Впервые влечение к книгам зародилось во мне благодаря удовольствию, которое я получил от рассказов Овидия в его «Метаморфозах». В возрасте семи-восьми лет я отказывался от всех других удовольствий, чтобы наслаждаться чтением их; кроме того что латынь была для меня родным языком, это была самая легкая из всех известных мне книг и к тому же наиболее доступная по своему содержанию моему незрелому уму. Ибо о всяких там Ланселотах Озерных, Амадисах, Гюонах Бордоских и прочих дрянных книжонках, которыми увлекаются в юные годы, я в то время и не слыхивал (да и сейчас толком не знаю, в чем их содержание), – настолько строгой была дисциплина, в которой меня воспитывали. Больше небрежности проявлял я в отношении других задаваемых мне уроков. Но тут меня выручало то обстоятельство, что мне приходилось иметь дело с умным наставником, который умел очень мило закрывать глаза как на эти, так и на другие, подобного же рода мои прегрешения. Благодаря этому я проглотил последовательно «Энеиду» Вергилия, затем Теренция, Плавта, наконец, итальянские комедии, всегда увлекавшие меня занимательностью своего содержания. Если бы наставник мой проявил тупое упорство и насильственно оборвал это чтение, я бы вынес из школы лишь лютую ненависть к книгам, как это случается почти со всеми нашими молодыми дворянами. Но он вел себя весьма мудро. Делая вид, что ему ничего не известно, он еще больше разжигал во мне страсть к поглощению книг, позволяя лакомиться ими только украдкой и мягко понуждая меня выполнять обязательные уроки. Ибо главные качества, которыми, по мнению отца, должны были обладать те, кому он поручил мое воспитание, были добродушие и мягкость характера. Да и в моем характере не было никаких пороков, кроме медлительности и лени. Опасаться надо было не того, что я сделаю что-нибудь плохое, а того, что я ничего не буду делать. Ничто не предвещало, что я буду злым, но все – что я буду бесполезным. Можно было предвидеть, что мне будет свойственна любовь к безделью, но не любовь к дурному.

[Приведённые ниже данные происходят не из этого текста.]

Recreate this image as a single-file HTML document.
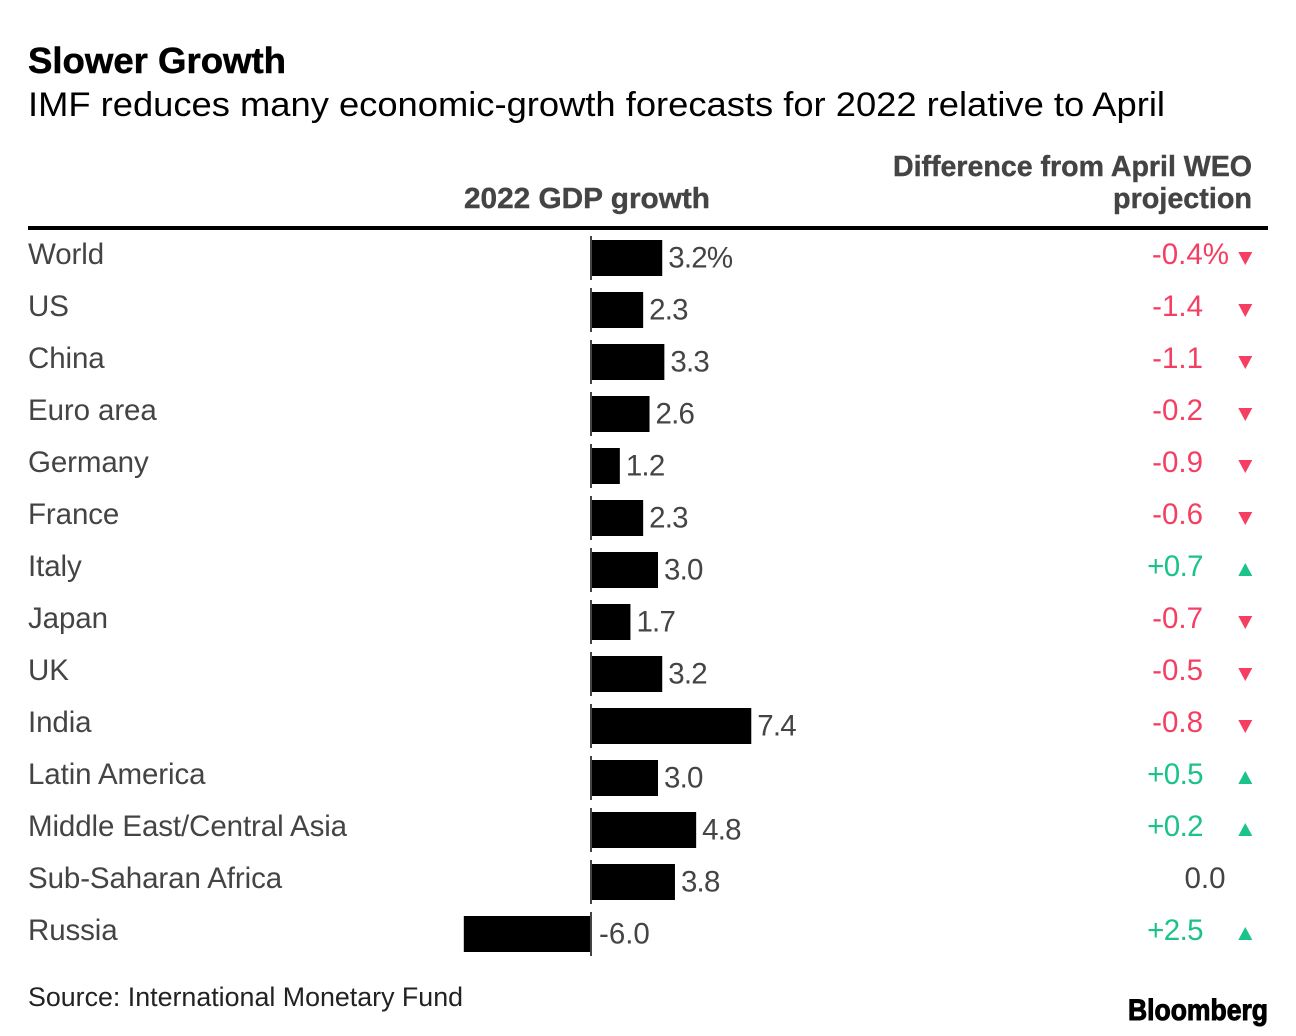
<!DOCTYPE html>
<html lang="en">
<head>
<meta charset="utf-8">
<title>Slower Growth</title>
<style>
html,body{margin:0;padding:0;background:#fff;}
svg{display:block;font-family:"Liberation Sans",Arial,sans-serif;}
</style>
</head>
<body>
<svg id="chart" xmlns="http://www.w3.org/2000/svg" width="1296" height="1036" viewBox="0 0 1296 1036">
  <rect x="0" y="0" width="1296" height="1036" fill="#fff"/>
  <text x="28" y="73" font-size="36" font-weight="700" fill="#000" stroke="#000" stroke-width="0.5" textLength="258" lengthAdjust="spacingAndGlyphs">Slower Growth</text>
  <text x="28" y="116" font-size="34" fill="#000" textLength="1137" lengthAdjust="spacingAndGlyphs">IMF reduces many economic-growth forecasts for 2022 relative to April</text>
  <text x="464" y="208" font-size="29" font-weight="700" fill="#444" stroke="#444" stroke-width="0.4" textLength="246" lengthAdjust="spacingAndGlyphs">2022 GDP growth</text>
  <text x="893" y="176" font-size="29" font-weight="700" fill="#444" stroke="#444" stroke-width="0.4" textLength="359" lengthAdjust="spacingAndGlyphs">Difference from April WEO</text>
  <text x="1113" y="208" font-size="29" font-weight="700" fill="#444" stroke="#444" stroke-width="0.4" textLength="139" lengthAdjust="spacingAndGlyphs">projection</text>
  <rect x="28" y="226" width="1240" height="4" fill="#000"/>
  <g id="rows"></g>
  <text x="28" y="1006" font-size="27" fill="#222" textLength="435" lengthAdjust="spacingAndGlyphs">Source: International Monetary Fund</text>
  <text x="1128" y="1020" font-size="30" font-weight="700" fill="#000" stroke="#000" stroke-width="1" textLength="140" lengthAdjust="spacingAndGlyphs">Bloomberg</text>
</svg>
<script>
const categories = ["World","US","China","Euro area","Germany","France","Italy","Japan","UK","India","Latin America","Middle East/Central Asia","Sub-Saharan Africa","Russia"];
const growthValues = [3.2,2.3,3.3,2.6,1.2,2.3,3.0,1.7,3.2,7.4,3.0,4.8,3.8,-6.0];
const differenceValues = [-0.4,-1.4,-1.1,-0.2,-0.9,-0.6,0.7,-0.7,-0.5,-0.8,0.5,0.2,0.0,2.5];

const NS = "http://www.w3.org/2000/svg";
const rowsGroup = document.getElementById("rows");
const RED = "#f43f62";
const GREEN = "#1bc28c";
const INK = "#444";

function rowTop(i){ return 240 + i * 52; }
function xZero(){ return 591; }
function barEnd(v){ return v >= 0 ? xZero() + 3.4 + v * 21.2 : xZero() + v * 21.2; }
function make(tag, parent){
  const el = document.createElementNS(NS, tag);
  parent.appendChild(el);
  return el;
}
function put(el, props){
  for (const k in props) el.setAttribute(k, props[k]);
}

categories.forEach(function(name, i){
  const top = rowTop(i);
  const g = growthValues[i];
  const d = differenceValues[i];
  const slug = name.toLowerCase().replace(/[^a-z]+/g, "-");

  const group = make("g", rowsGroup);
  
  

  const label = make("text", group);
  
  
  put(label, {x: 28, y: top + 24, "font-size": 29.5, fill: INK, "letter-spacing": -0.1});
  label.textContent = name;

  const bar = make("rect", group);
  
  
  const end = barEnd(g);
  const start = g >= 0 ? xZero() : end;
  put(bar, {x: start, y: top, width: Math.abs(end - xZero()), height: 36, fill: "#000"});

  const axis = make("rect", group);
  
  
  put(axis, {x: xZero() - 1, y: top - 4, width: 2, height: 44, fill: "#444"});

  const value = make("text", group);
  
  
  const valueX = g >= 0 ? end + 6 : xZero() + 8;
  put(value, {x: valueX, y: top + 27.5, "font-size": 29.5, fill: INK, "letter-spacing": g >= 0 ? -0.8 : 0});
  value.textContent = g.toFixed(1) + (i === 0 ? "%" : "");

  const diff = make("text", group);
  
  
  const diffText = (d > 0 ? "+" : "") + d.toFixed(1);
  const color = d > 0 ? GREEN : d < 0 ? RED : INK;
  if (d === 0) {
    put(diff, {x: 1205, y: top + 24, "font-size": 29.5, fill: color, "text-anchor": "middle"});
  } else {
    put(diff, {x: i === 0 ? 1229 : 1203, y: top + 24, "font-size": 29.5, fill: color, "text-anchor": "end", "letter-spacing": d > 0 ? -0.6 : 0});
  }
  diff.textContent = diffText + (i === 0 ? "%" : "");

  if (d !== 0) {
    const arrow = make("polygon", group);
    
    
    const c = 1245.3;
    const pts = d > 0
      ? [[c - 7, top + 24], [c + 7, top + 24], [c, top + 11]]
      : [[c - 7, top + 12], [c + 7, top + 12], [c, top + 25]];
    put(arrow, {points: pts.map(function(p){ return p.join(","); }).join(" "), fill: color});
  }
});
</script>
</body>
</html>
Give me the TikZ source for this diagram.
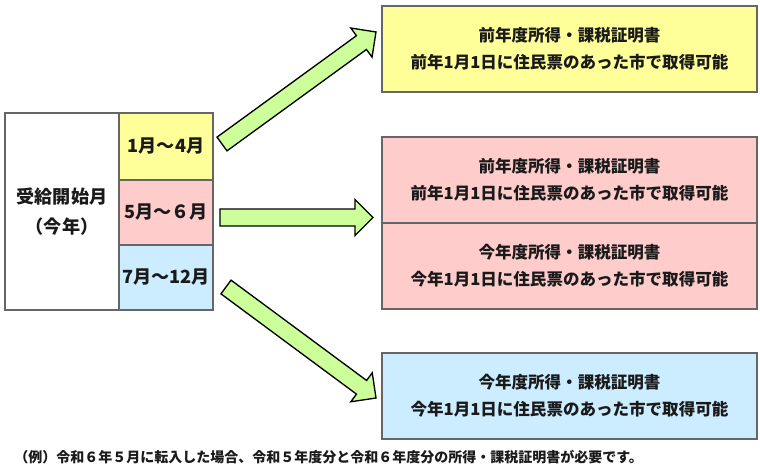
\documentclass[tikz,border=0pt]{standalone}
\usepackage{fontspec}
\setmainfont{Noto Sans CJK JP}
\usetikzlibrary{calc}
\definecolor{cyel}{HTML}{FFFF99}
\definecolor{cpink}{HTML}{FFCCCC}
\definecolor{cblue}{HTML}{CCECFF}
\definecolor{cgreen}{HTML}{CCFF99}
\definecolor{cline}{HTML}{666666}
\definecolor{ctext}{HTML}{1A1A1A}
\newcommand{\blockarrow}[3]{%
  \coordinate (#3hb) at ($(#2)!13.5pt!(#1)$);
  \draw[arrowbox]
    ($(#1)!6.375pt!90:(#2)$) --
    ($(#3hb)!6.375pt!90:(#2)$) --
    ($(#3hb)!13.5pt!90:(#2)$) --
    (#2) --
    ($(#3hb)!13.5pt!-90:(#2)$) --
    ($(#3hb)!6.375pt!-90:(#2)$) --
    ($(#1)!6.375pt!-90:(#2)$) -- cycle;}
\begin{document}
\begin{tikzpicture}[x=0.75pt,y=-0.75pt,
  cell/.style={draw=cline,line width=0.8pt,inner sep=0pt,text=ctext,font=\bfseries\fontsize{13.6pt}{22.5pt}\selectfont,align=center},
  info/.style={draw=cline,line width=0.8pt,inner sep=0pt,text=ctext,minimum width=281.25pt,minimum height=64.5pt,font=\bfseries\fontsize{12.4pt}{20.25pt}\selectfont,align=center},
  arrowbox/.style={draw=black,fill=cgreen,line width=1pt,line join=miter}]
\useasboundingbox (0,0) rectangle (760,471);
\fill[white] (0,0) rectangle (760,471);
% left table
\node[cell,minimum width=85.5pt,minimum height=147.75pt] (start) at (62,211.5) {受給開始月\\（今年）};
\node[cell,fill=cyel,minimum width=70.5pt,minimum height=50.25pt] (m1) at (166,146.5) {1月～4月};
\node[cell,fill=cpink,minimum width=70.5pt,minimum height=48.75pt] (m5) at (166,212.5) {5月～６月};
\node[cell,fill=cblue,minimum width=70.5pt,minimum height=48.75pt] (m7) at (166,277.5) {7月～12月};
% right boxes
\node[info,fill=cyel] (prevA) at (569.5,49) {前年度所得・課税証明書\\前年1月1日に住民票のあった市で取得可能};
\node[info,fill=cpink] (prevB) at (569.5,180) {前年度所得・課税証明書\\前年1月1日に住民票のあった市で取得可能};
\node[info,fill=cpink] (currB) at (569.5,266) {今年度所得・課税証明書\\今年1月1日に住民票のあった市で取得可能};
\node[info,fill=cblue] (currC) at (569.5,396) {今年度所得・課税証明書\\今年1月1日に住民票のあった市で取得可能};
% arrows
\coordinate (t1) at (222,144);
\coordinate (h1) at (376,32);
\coordinate (t2) at (220,217.5);
\coordinate (h2) at (373,217.5);
\coordinate (t3) at (226,287);
\coordinate (h3) at (376,398);
\blockarrow{t1}{h1}{a1}
\blockarrow{t2}{h2}{a2}
\blockarrow{t3}{h3}{a3}
% footer
\node[anchor=west,inner sep=0pt,text=ctext,font=\bfseries\fontsize{10.5pt}{12pt}\selectfont] (note) at (14,457) {（例）令和６年５月に転入した場合、令和５年度分と令和６年度分の所得・課税証明書が必要です。};
\end{tikzpicture}
\end{document}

Я вижу, что так оно и случилось. Жалобы, которыми мне протрубили все уши, таковы: «Он ленив; равнодушен к обязанностям, налагаемым дружбой и родством, а также к общественным; слишком занят собой». И даже те, кто менее всего расположен ко мне, все же не скажут: «На каком основании он захватил то-то и то-то? На каком основании он не платит?» Они говорят: «Почему он не уступает? Почему не дает?»
Я буду рад, если и впредь ко мне будут обращать лишь такие, порожденные сверхтребовательностью, упреки. Но некоторые несправедливо требуют от меня, чтобы я делал то, чего я не обязан делать, и притом гораздо настойчивее, чем требуют от себя того, что они обязаны делать. Осуждая меня, они заранее отказывают тем самым любому моему поступку в награде, а мне – в благодарности, которая была бы лишь справедливым воздаянием должного. Прошу еще при этом учесть, что всякое хорошее дело, совершенное мною, должно цениться тем больше, что сам я меньше кого-либо пользовался чужими благодеяниями. Я могу тем свободнее распоряжаться моим имуществом, чем больше оно мое. И если бы я любил расписывать все, что делаю, мне было бы легко отвести от себя эти упреки. А иным из этих господ я сумел бы без труда доказать, что они не столько раздражены тем, что я делаю недостаточно много, сколько тем, что я мог бы сделать для них значительно больше.
В то же время душа моя сама по себе вовсе не лишена была сильных движений, а также отчетливого и ясного взгляда на окружающее, которое она достаточно хорошо понимала и оценивала в одиночестве, ни с кем не общаясь. И среди прочего я действительно думаю, что она не способна была бы склониться перед силою и принуждением.